- REQUIRED TASK
Write out the full listing exactly as given, minus the images.

- GIVEN DATA
=-=-=-=-=

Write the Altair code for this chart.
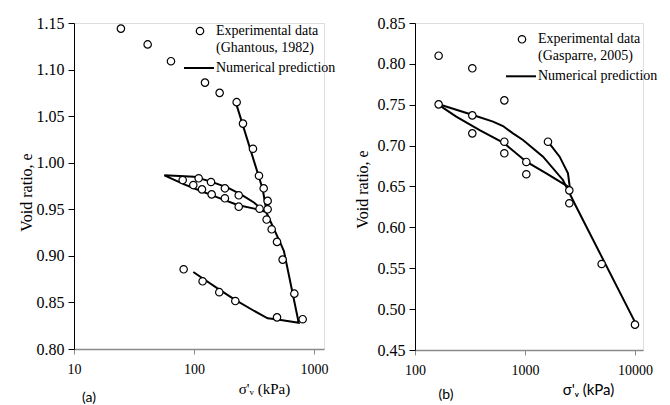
import altair as alt
import pandas as pd

SERIF = "Liberation Serif"
SANS = "Lato"

# ---------- Panel (a): Ghantous, 1982 ----------
a_exp_x = [24.6, 41.1, 64.3, 123.5, 163.6, 226.8, 256, 310, 348, 381, 411, 411, 403,
           444, 492, 548, 686, 805,
           352, 236, 181, 140.4, 116.6, 98.7, 80.5,
           109.4, 138.6, 181, 236,
           492, 221, 162.5, 118, 82]
a_exp_y = [1.144, 1.127, 1.109, 1.086, 1.075, 1.065, 1.042, 1.015, 0.986, 0.9725, 0.959, 0.950, 0.939,
           0.9285, 0.915, 0.896, 0.8594, 0.832,
           0.9506, 0.9528, 0.9618, 0.966, 0.9714, 0.976, 0.9814,
           0.9833, 0.9793, 0.9725, 0.965,
           0.834, 0.8515, 0.861, 0.8727, 0.8856]

a_num_x = [224, 374, 403,
           373, 318, 231, 157, 114, 83, 56.6,
           100.6, 138.6, 191, 246, 318, 373, 403,
           531, 562, 746,
           482, 411, 318, 217, 157, 98.7]
a_num_y = [1.064, 0.9715, 0.947,
           0.948, 0.9507, 0.9546, 0.9628, 0.9696, 0.9768, 0.9865,
           0.985, 0.9797, 0.9733, 0.966, 0.957, 0.949, 0.946,
           0.9124, 0.905, 0.8282,
           0.8319, 0.833, 0.8408, 0.8533, 0.8651, 0.8827]

# ---------- Panel (b): Gasparre, 2005 ----------
b_exp_x = [164, 164, 332, 332, 332, 649, 649, 649, 1028, 1028, 1618, 2530, 2530, 4977, 10000]
b_exp_y = [0.810, 0.7505, 0.7946, 0.737, 0.715, 0.7554, 0.7048, 0.6906, 0.680, 0.665,
           0.7048, 0.6453, 0.6295, 0.5552, 0.481]

b_num_seg = ["A"] * 10 + ["B"] * 7 + ["C"] * 4
b_num_x = [162, 336, 512, 631, 778, 959, 1459, 2213, 2923, 10280,
           162, 237, 387, 645, 1028, 1563, 2547,
           1618, 2065, 2460, 2560]
b_num_y = [0.7509, 0.7375, 0.7293, 0.7240, 0.715, 0.7069, 0.6865, 0.658, 0.6253, 0.481,
           0.7505, 0.7354, 0.719, 0.703, 0.6803, 0.6661, 0.6485,
           0.7048, 0.6865, 0.666, 0.648]

a_yticks = [0.80, 0.85, 0.90, 0.95, 1.00, 1.05, 1.10, 1.15]
a_xticks = [10, 100, 1000]
b_yticks = [0.45, 0.50, 0.55, 0.60, 0.65, 0.70, 0.75, 0.80, 0.85]
b_xticks = [100, 1000, 10000]


def panel(exp_x, exp_y, num_x, num_y, num_seg, xdom, ydom, xticks, yticks,
          w, h, source, leg, xtitle_x, xtitle_font, ytitle_x, ytitle_y, tag, tag_x, tag_y):
    exp_df = pd.DataFrame({"s": exp_x, "e": exp_y})
    num_df = pd.DataFrame({"s": num_x, "e": num_y, "seg": num_seg,
                           "i": list(range(len(num_x)))})
    xenc = alt.X("s:Q", scale=alt.Scale(type="log", domain=xdom, nice=False),
                 axis=alt.Axis(values=xticks, format="d", title="σ'ᵥ (kPa)",
                               titleFont=xtitle_font, titleFontSize=15, titleFontWeight="normal",
                               titleColor="black",
                               titleX=xtitle_x, titleY=39, titleBaseline="middle",
                               titleAlign="center",
                               labelFont=SERIF, labelFontSize=14, labelColor="black",
                               labelPadding=8, tickSize=5, tickColor="#8a8a8a",
                               domainColor="#8a8a8a", domainWidth=1.5, grid=False,
                               labelFlush=False))
    yenc = alt.Y("e:Q", scale=alt.Scale(domain=ydom, nice=False, zero=False),
                 axis=alt.Axis(values=yticks, format=".2f", title="Void ratio, e",
                               titleFont=SERIF, titleFontSize=16, titleFontWeight="normal",
                               titleColor="black", titleAngle=270,
                               titleX=ytitle_x, titleY=ytitle_y, titleBaseline="middle",
                               titleAlign="center",
                               labelFont=SERIF, labelFontSize=16, labelColor="black",
                               labelPadding=4, tickSize=6, tickColor="black",
                               domainColor="black", domainWidth=1, grid=False,
                               labelFlush=False))
    lines = alt.Chart(num_df).mark_line(color="black", strokeWidth=2, clip=False).encode(
        x=xenc, y=yenc, detail="seg:N", order="i:Q")
    pts = alt.Chart(exp_df).mark_point(shape="circle", filled=True, fill="white",
                                       stroke="black", strokeWidth=1.2, size=55,
                                       opacity=1).encode(x="s:Q", y="e:Q")
    one = pd.DataFrame({"k": [0]})
    lx, ly = leg
    leg_pt = alt.Chart(one).mark_point(shape="circle", filled=True, fill="white",
                                       stroke="black", strokeWidth=1.2, size=55,
                                       opacity=1).encode(x=alt.value(lx + 16), y=alt.value(ly))
    leg_t1 = alt.Chart(one).mark_text(text="Experimental data", font=SERIF, fontSize=14,
                                      align="left", baseline="middle", color="black").encode(
        x=alt.value(lx + 32), y=alt.value(ly))
    leg_t2 = alt.Chart(one).mark_text(text=source, font=SERIF, fontSize=14,
                                      align="left", baseline="middle", color="black").encode(
        x=alt.value(lx + 32), y=alt.value(ly + 16.5))
    leg_ln = alt.Chart(one).mark_rule(color="black", strokeWidth=2).encode(
        x=alt.value(lx), x2=alt.value(lx + 30), y=alt.value(ly + 37))
    leg_t3 = alt.Chart(one).mark_text(text="Numerical prediction", font=SERIF, fontSize=14,
                                      align="left", baseline="middle", color="black").encode(
        x=alt.value(lx + 32), y=alt.value(ly + 37))
    tag_t = alt.Chart(one).mark_text(text=tag, font=SANS, fontSize=14, align="center",
                                     baseline="middle", color="black").encode(
        x=alt.value(tag_x), y=alt.value(tag_y))
    return alt.layer(lines, pts, leg_pt, leg_t1, leg_t2, leg_ln, leg_t3, tag_t).properties(
        width=w, height=h)


left = panel(a_exp_x, a_exp_y, a_num_x, a_num_y, ["a"] * len(a_num_x),
             [10, 1212], [0.80, 1.15], a_xticks, a_yticks, 250, 326,
             "(Ghantous, 1982)", (110, 8), 190, SERIF, -48, 169, "(a)", 15, 375)
right = panel(b_exp_x, b_exp_y, b_num_x, b_num_y, b_num_seg,
              [100, 11830], [0.45, 0.85], b_xticks, b_yticks, 228, 327,
              "(Gasparre, 2005)", (91, 16.3), 173, SANS, -53, 166, "(b)", 31, 372)

chart = alt.hconcat(left, right, spacing=17).properties(
    padding={"left": 9, "top": 6, "right": 0, "bottom": 0}
).configure_view(stroke=None).configure(background="white")

chart.save("out.html", embed_options={"renderer": "svg", "actions": False})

=-=-=-=-=

- CORRECT ANSWER
Write the Altair code for this chart.
import altair as alt
import pandas as pd

SERIF = "Liberation Serif"
SANS = "Lato"

# ---------- Panel (a): Ghantous, 1982 ----------
a_exp_x = [24.6, 41.1, 64.3, 123.5, 163.6, 226.8, 256, 310, 348, 381, 411, 411, 403,
           444, 492, 548, 686, 805,
           352, 236, 181, 140.4, 116.6, 98.7, 80.5,
           109.4, 138.6, 181, 236,
           492, 221, 162.5, 118, 82]
a_exp_y = [1.144, 1.127, 1.109, 1.086, 1.075, 1.065, 1.042, 1.015, 0.986, 0.9725, 0.959, 0.950, 0.939,
           0.9285, 0.915, 0.896, 0.8594, 0.832,
           0.9506, 0.9528, 0.9618, 0.966, 0.9714, 0.976, 0.9814,
           0.9833, 0.9793, 0.9725, 0.965,
           0.834, 0.8515, 0.861, 0.8727, 0.8856]

a_num_x = [224, 374, 403,
           373, 318, 231, 157, 114, 83, 56.6,
           100.6, 138.6, 191, 246, 318, 373, 403,
           531, 562, 746,
           482, 411, 318, 217, 157, 98.7]
a_num_y = [1.064, 0.9715, 0.947,
           0.948, 0.9507, 0.9546, 0.9628, 0.9696, 0.9768, 0.9865,
           0.985, 0.9797, 0.9733, 0.966, 0.957, 0.949, 0.946,
           0.9124, 0.905, 0.8282,
           0.8319, 0.833, 0.8408, 0.8533, 0.8651, 0.8827]

# ---------- Panel (b): Gasparre, 2005 ----------
b_exp_x = [164, 164, 332, 332, 332, 649, 649, 649, 1028, 1028, 1618, 2530, 2530, 4977, 10000]
b_exp_y = [0.810, 0.7505, 0.7946, 0.737, 0.715, 0.7554, 0.7048, 0.6906, 0.680, 0.665,
           0.7048, 0.6453, 0.6295, 0.5552, 0.481]

b_num_seg = ["A"] * 10 + ["B"] * 7 + ["C"] * 4
b_num_x = [162, 336, 512, 631, 778, 959, 1459, 2213, 2923, 10280,
           162, 237, 387, 645, 1028, 1563, 2547,
           1618, 2065, 2460, 2560]
b_num_y = [0.7509, 0.7375, 0.7293, 0.7240, 0.715, 0.7069, 0.6865, 0.658, 0.6253, 0.481,
           0.7505, 0.7354, 0.719, 0.703, 0.6803, 0.6661, 0.6485,
           0.7048, 0.6865, 0.666, 0.648]

a_yticks = [0.80, 0.85, 0.90, 0.95, 1.00, 1.05, 1.10, 1.15]
a_xticks = [10, 100, 1000]
b_yticks = [0.45, 0.50, 0.55, 0.60, 0.65, 0.70, 0.75, 0.80, 0.85]
b_xticks = [100, 1000, 10000]


def panel(exp_x, exp_y, num_x, num_y, num_seg, xdom, ydom, xticks, yticks,
          w, h, source, leg, xtitle_x, xtitle_font, ytitle_x, ytitle_y, tag, tag_x, tag_y):
    exp_df = pd.DataFrame({"s": exp_x, "e": exp_y})
    num_df = pd.DataFrame({"s": num_x, "e": num_y, "seg": num_seg,
                           "i": list(range(len(num_x)))})
    xenc = alt.X("s:Q", scale=alt.Scale(type="log", domain=xdom, nice=False),
                 axis=alt.Axis(values=xticks, format="d", title="σ'ᵥ (kPa)",
                               titleFont=xtitle_font, titleFontSize=15, titleFontWeight="normal",
                               titleColor="black",
                               titleX=xtitle_x, titleY=39, titleBaseline="middle",
                               titleAlign="center",
                               labelFont=SERIF, labelFontSize=14, labelColor="black",
                               labelPadding=8, tickSize=5, tickColor="#8a8a8a",
                               domainColor="#8a8a8a", domainWidth=1.5, grid=False,
                               labelFlush=False))
    yenc = alt.Y("e:Q", scale=alt.Scale(domain=ydom, nice=False, zero=False),
                 axis=alt.Axis(values=yticks, format=".2f", title="Void ratio, e",
                               titleFont=SERIF, titleFontSize=16, titleFontWeight="normal",
                               titleColor="black", titleAngle=270,
                               titleX=ytitle_x, titleY=ytitle_y, titleBaseline="middle",
                               titleAlign="center",
                               labelFont=SERIF, labelFontSize=16, labelColor="black",
                               labelPadding=4, tickSize=6, tickColor="black",
                               domainColor="black", domainWidth=1, grid=False,
                               labelFlush=False))
    lines = alt.Chart(num_df).mark_line(color="black", strokeWidth=2, clip=False).encode(
        x=xenc, y=yenc, detail="seg:N", order="i:Q")
    pts = alt.Chart(exp_df).mark_point(shape="circle", filled=True, fill="white",
                                       stroke="black", strokeWidth=1.2, size=55,
                                       opacity=1).encode(x="s:Q", y="e:Q")
    one = pd.DataFrame({"k": [0]})
    lx, ly = leg
    leg_pt = alt.Chart(one).mark_point(shape="circle", filled=True, fill="white",
                                       stroke="black", strokeWidth=1.2, size=55,
                                       opacity=1).encode(x=alt.value(lx + 16), y=alt.value(ly))
    leg_t1 = alt.Chart(one).mark_text(text="Experimental data", font=SERIF, fontSize=14,
                                      align="left", baseline="middle", color="black").encode(
        x=alt.value(lx + 32), y=alt.value(ly))
    leg_t2 = alt.Chart(one).mark_text(text=source, font=SERIF, fontSize=14,
                                      align="left", baseline="middle", color="black").encode(
        x=alt.value(lx + 32), y=alt.value(ly + 16.5))
    leg_ln = alt.Chart(one).mark_rule(color="black", strokeWidth=2).encode(
        x=alt.value(lx), x2=alt.value(lx + 30), y=alt.value(ly + 37))
    leg_t3 = alt.Chart(one).mark_text(text="Numerical prediction", font=SERIF, fontSize=14,
                                      align="left", baseline="middle", color="black").encode(
        x=alt.value(lx + 32), y=alt.value(ly + 37))
    tag_t = alt.Chart(one).mark_text(text=tag, font=SANS, fontSize=14, align="center",
                                     baseline="middle", color="black").encode(
        x=alt.value(tag_x), y=alt.value(tag_y))
    return alt.layer(lines, pts, leg_pt, leg_t1, leg_t2, leg_ln, leg_t3, tag_t).properties(
        width=w, height=h)


left = panel(a_exp_x, a_exp_y, a_num_x, a_num_y, ["a"] * len(a_num_x),
             [10, 1212], [0.80, 1.15], a_xticks, a_yticks, 250, 326,
             "(Ghantous, 1982)", (110, 8), 190, SERIF, -48, 169, "(a)", 15, 375)
right = panel(b_exp_x, b_exp_y, b_num_x, b_num_y, b_num_seg,
              [100, 11830], [0.45, 0.85], b_xticks, b_yticks, 228, 327,
              "(Gasparre, 2005)", (91, 16.3), 173, SANS, -53, 166, "(b)", 31, 372)

chart = alt.hconcat(left, right, spacing=17).properties(
    padding={"left": 9, "top": 6, "right": 0, "bottom": 0}
).configure_view(stroke=None).configure(background="white")

chart.save("out.html", embed_options={"renderer": "svg", "actions": False})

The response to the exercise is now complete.